“Since we’ve been cooking more at home, we have more energy, we’re saving money, and we are having fun making our meals together.”

“I was never really thought of myself as a cook before, but this has turned into my special culinary hobby.”

My Story

I grew up in a Montana kitchen. I was the youngest in a working family with 4 kids in Missoula, Montana. The kitchen was simply where life was happening, so I liked hanging out there. Because of that, my working mom drafted me as her assistant at age 13. I was also the only one in the family without a job. Mom was an excellent cook with a great “nose” for flavor and, out of necessity, ran an extraordinarily well-organized kitchen. Meals were planned a week in advance, and she knew what was for dinner when she got up in the morning. She did an amazing job of putting delicious and nourishing meals together on a limited budget.

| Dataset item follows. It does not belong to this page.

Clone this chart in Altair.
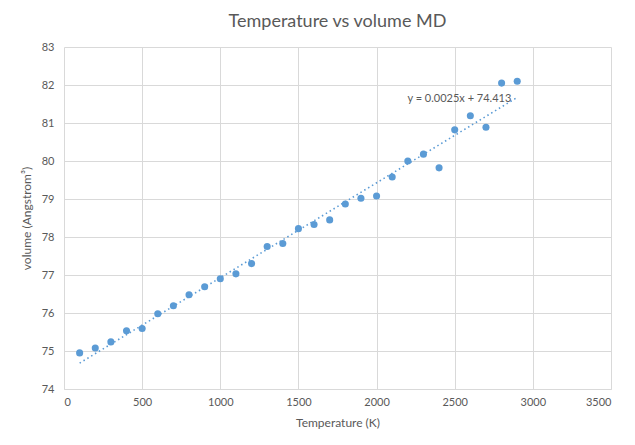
import altair as alt
import pandas as pd

temperature = [100, 200, 300, 400, 500, 600, 700, 800, 900, 1000,
               1100, 1200, 1300, 1400, 1500, 1600, 1700, 1800, 1900, 2000,
               2100, 2200, 2300, 2400, 2500, 2600, 2700, 2800, 2900]
volume = [74.95, 75.08, 75.24, 75.53, 75.59, 75.98, 76.19, 76.48, 76.69, 76.90,
          77.03, 77.30, 77.75, 77.83, 78.22, 78.33, 78.45, 78.87, 79.02, 79.08,
          79.58, 80.00, 80.18, 79.82, 80.82, 81.19, 80.89, 82.05, 82.10]

eq_text = ["y = 0.0025x + 74.413"]
eq_x = [2530]
eq_y = [81.64]

df = pd.DataFrame({"T": temperature, "V": volume})
lab = pd.DataFrame({"x": eq_x, "y": eq_y, "t": eq_text})

FONT = "Lato"
GREY = "#595959"
BLUE = "#5b9bd5"

xs = alt.Scale(domain=[0, 3500], nice=False)
ys = alt.Scale(domain=[74, 83], nice=False, zero=False)

xaxis = alt.Axis(values=list(range(0, 3501, 500)), title="Temperature (K)", format="d",
                 labelOverlap=False, grid=True, ticks=False, domain=True,
                 labelPadding=7, titlePadding=10)
yaxis = alt.Axis(values=list(range(74, 84)), title="volume (Angstrom³)", format="d",
                 labelOverlap=False, grid=True, ticks=False, domain=False,
                 labelPadding=10, titlePadding=8, tickCount=10)

X = lambda f: alt.X(f, scale=xs, axis=xaxis)
Y = lambda f: alt.Y(f, scale=ys, axis=yaxis)

trend = alt.Chart(df).transform_regression("T", "V").mark_line(
    color=BLUE, strokeDash=[1.5, 3], strokeWidth=1.6
).encode(x=X("T:Q"), y=Y("V:Q"))

points = alt.Chart(df).mark_circle(size=50, color=BLUE, opacity=1).encode(
    x=X("T:Q"), y=Y("V:Q"),
)

label = alt.Chart(lab).mark_text(font=FONT, fontSize=11, color=GREY, align="center").encode(
    x=X("x:Q"), y=Y("y:Q"), text="t:N"
)

chart = alt.layer(trend, points, label).properties(
    width=547, height=342,
    title=alt.TitleParams("Temperature vs volume MD", font=FONT, fontSize=18,
                          fontWeight="normal", color=GREY, anchor="middle", offset=10),
    autosize=alt.AutoSizeParams(type="none"),
    padding={"left": 56, "top": 39, "right": 16, "bottom": 40},
).configure_axis(
    labelFont=FONT, titleFont=FONT, labelFontSize=11, titleFontSize=12,
    labelColor=GREY, titleColor=GREY, titleFontWeight="normal",
    gridColor="#d9d9d9", domainColor="#d9d9d9",
).configure_view(stroke=None)

chart.save("out.html", embed_options={"renderer": "svg", "actions": False})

The diet I grew up with was very meat-centric, but in 1959 America that was the way most people ate. First decide the meat course, and then what you’d wish to put on the plate with it. We had fresh fruits and vegetables in growing season, but most of the year our fruits and vegetables came from frozen and home-canned stock.

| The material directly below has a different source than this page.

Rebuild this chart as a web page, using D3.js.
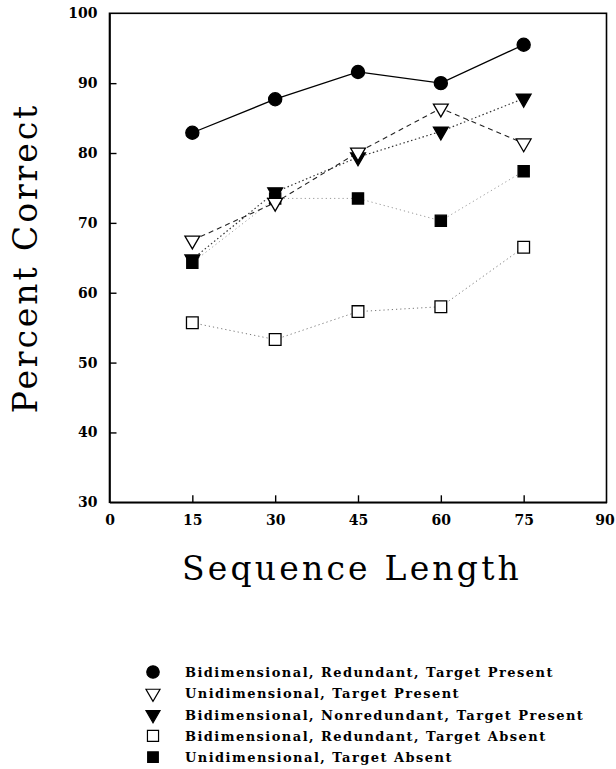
<!DOCTYPE html>
<html>
<head>
<meta charset="utf-8">
<script src="https://cdn.jsdelivr.net/npm/d3@7"></script>
<style>
  html, body { margin: 0; padding: 0; background: #fff; overflow: hidden; }
  svg { display: block; }
</style>
</head>
<body>
<div id="chart"></div>
<script>
// sequence lengths on the x axis
const lengths = [15, 30, 45, 60, 75]

// percent correct, one array per condition
const biRedPresent = [82.9, 87.7, 91.6, 90.0, 95.5]
const uniPresent = [67.5, 72.9, 80.1, 86.4, 81.4]
const biNonredPresent = [64.8, 74.4, 79.4, 83.1, 87.8]
const biRedAbsent = [55.7, 53.3, 57.3, 58.0, 66.5]
const uniAbsent = [64.3, 73.5, 73.5, 70.3, 77.4]

const xTicks = [0, 15, 30, 45, 60, 75, 90]
const yTicks = [30, 40, 50, 60, 70, 80, 90, 100]

const labels = [
  "Bidimensional, Redundant, Target Present",
  "Unidimensional, Target Present",
  "Bidimensional, Nonredundant, Target Present",
  "Bidimensional, Redundant, Target Absent",
  "Unidimensional, Target Absent"
]

const chartW = 616
const chartH = 769
const margin = { left: 109.5, right: 9.5, top: 13.3, bottom: 266.7 }
const plotW = chartW - margin.left - margin.right
const plotH = chartH - margin.top - margin.bottom

// drawing order: lighter dotted lines first
const series = [
  { values: biRedAbsent, label: labels[3], shape: d3.symbolSquare, size: 137, fill: "#fff", line: "#777", dash: "1.2,3", lw: 1 },
  { values: uniAbsent, label: labels[4], shape: d3.symbolSquare, size: 125, fill: "#000", line: "#999", dash: "1.2,3", lw: 1 },
  { values: biNonredPresent, label: labels[2], shape: d3.symbolTriangle, size: 95, fill: "#000", line: "#333", dash: "1.5,2.5", lw: 1.2, flip: true },
  { values: uniPresent, label: labels[1], shape: d3.symbolTriangle, size: 95, fill: "#fff", line: "#222", dash: "5,4", lw: 1.1, flip: true },
  { values: biRedPresent, label: labels[0], shape: d3.symbolCircle, size: 135, fill: "#000", line: "#000", dash: null, lw: 1.3 }
]

const svg = d3.select("#chart").append("svg")
  .attr("width", chartW)
  .attr("height", chartH)

const g = svg.append("g")
  .attr("transform", "translate(" + margin.left + "," + margin.top + ")")

const xScale = d3.scaleLinear().domain([0, 90]).range([0, plotW])
const yScale = d3.scaleLinear().domain([30, 100]).range([plotH, 0])

// frame
g.append("rect")
  .attr("width", plotW)
  .attr("height", plotH)
  .attr("fill", "none")
  .attr("stroke", "#000")
  .attr("stroke-width", 1.6)

const xAxis = d3.axisBottom(xScale)
  .tickValues(xTicks)
  .tickSizeInner(-7)
  .tickSizeOuter(0)
  .tickPadding(13)
  .tickFormat(d3.format("d"))

const yAxis = d3.axisLeft(yScale)
  .tickValues(yTicks)
  .tickSizeInner(-7)
  .tickSizeOuter(0)
  .tickPadding(12)
  .tickFormat(d3.format("d"))

const xAxisG = g.append("g")
  .attr("transform", "translate(0," + plotH + ")")
  .call(xAxis)
const yAxisG = g.append("g").call(yAxis)

;[xAxisG, yAxisG].forEach(a => {
  a.attr("font-family", "'DejaVu Serif', serif")
    .attr("font-size", 14)
    .attr("font-weight", "bold")
  a.select(".domain").attr("stroke-width", 1.6)
  a.selectAll(".tick line").attr("stroke-width", 1.4)
  a.selectAll(".tick text").attr("fill", "#000")
})
// hide end ticks that sit on the frame
xAxisG.selectAll(".tick line").filter(d => d === 0 || d === 90).remove()
yAxisG.selectAll(".tick line").filter(d => d === 30 || d === 100).remove()
// keep the last x label inside the page
xAxisG.selectAll(".tick text").filter(d => d === 90).attr("dx", -2)

const line = d3.line()
  .x((d, i) => xScale(lengths[i]))
  .y(d => yScale(d))

series.forEach(s => {
  g.append("path")
    .datum(s.values)
    .attr("fill", "none")
    .attr("stroke", s.line)
    .attr("stroke-width", s.lw)
    .attr("stroke-dasharray", s.dash)
    .attr("d", line)
})

series.forEach(s => {
  g.selectAll(null)
    .data(s.values)
    .enter().append("path")
    .attr("d", d3.symbol().type(s.shape).size(s.size))
    .attr("transform", (d, i) => "translate(" + xScale(lengths[i]) + "," + yScale(d) + ")" + (s.flip ? " rotate(180)" : ""))
    .attr("fill", s.fill)
    .attr("stroke", "#000")
    .attr("stroke-width", 1.3)
})

// axis titles
svg.append("text")
  .attr("transform", "translate(37,258) rotate(-90)")
  .attr("text-anchor", "middle")
  .attr("font-family", "'DejaVu Serif', serif")
  .attr("font-size", 33)
  .attr("letter-spacing", 2.9)
  .text("Percent Correct")

svg.append("text")
  .attr("x", 352)
  .attr("y", 580)
  .attr("text-anchor", "middle")
  .attr("font-family", "'DejaVu Serif', serif")
  .attr("font-size", 33)
  .attr("letter-spacing", 3.2)
  .text("Sequence Length")

// legend
const legendOrder = [4, 3, 2, 0, 1]
const legend = svg.append("g").attr("transform", "translate(0,672)")
legendOrder.forEach((si, row) => {
  const s = series[si]
  const item = legend.append("g").attr("transform", "translate(0," + (row * 21.3) + ")")
  item.append("path")
    .attr("d", d3.symbol().type(s.shape).size(s.size * 0.9))
    .attr("transform", "translate(153,0)" + (s.flip ? " rotate(180)" : ""))
    .attr("fill", s.fill)
    .attr("stroke", "#000")
    .attr("stroke-width", 1.2)
  item.append("text")
    .attr("x", 185)
    .attr("y", 5)
    .attr("font-family", "'DejaVu Serif', serif")
    .attr("font-weight", "bold")
    .attr("font-size", 13)
    .attr("letter-spacing", 1.45)
    .text(s.label)
})
</script>
</body>
</html>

My pallet continued to expand as I grew older, but I had a real awakening when I got hired to go sing with Seattle Opera. It was 1974 and I was off to the “Big City” to pursue the career of my dreams.

Seattle was truly culture shock on so many levels for a kid from Montana. I was in heaven! It was a vibrant arts hub with an opera company, ballet, symphony, and a terrific theater scene. But it was also a food town! Fresh seafood was a real thing in Seattle and the place was really beginning to rock it as a restaurant city. As a resident baritone with a big city opera company, I was also meeting singers from across the US and around the world who were eager to share their favorite foods with each other. It was a whole new grown-up lifestyle.

I was the chief meal planner and cook for my family. It just came naturally after my upbringing, and I found my time in the kitchen relaxing and a lovely escape from the day’s activities. My daughter never liked eating meat and preferred eating like a vegetarian as a preteen, so I started studying the pros and cons of going meatless. The more I learned, the less I wanted to continue eating meat. It wasn’t good for my health, and it was absolutely horrible for the environment. This wasn’t a sustainable choice! Damn! I liked eating my meat. I wasn’t ready to change my lifestyle quite yet.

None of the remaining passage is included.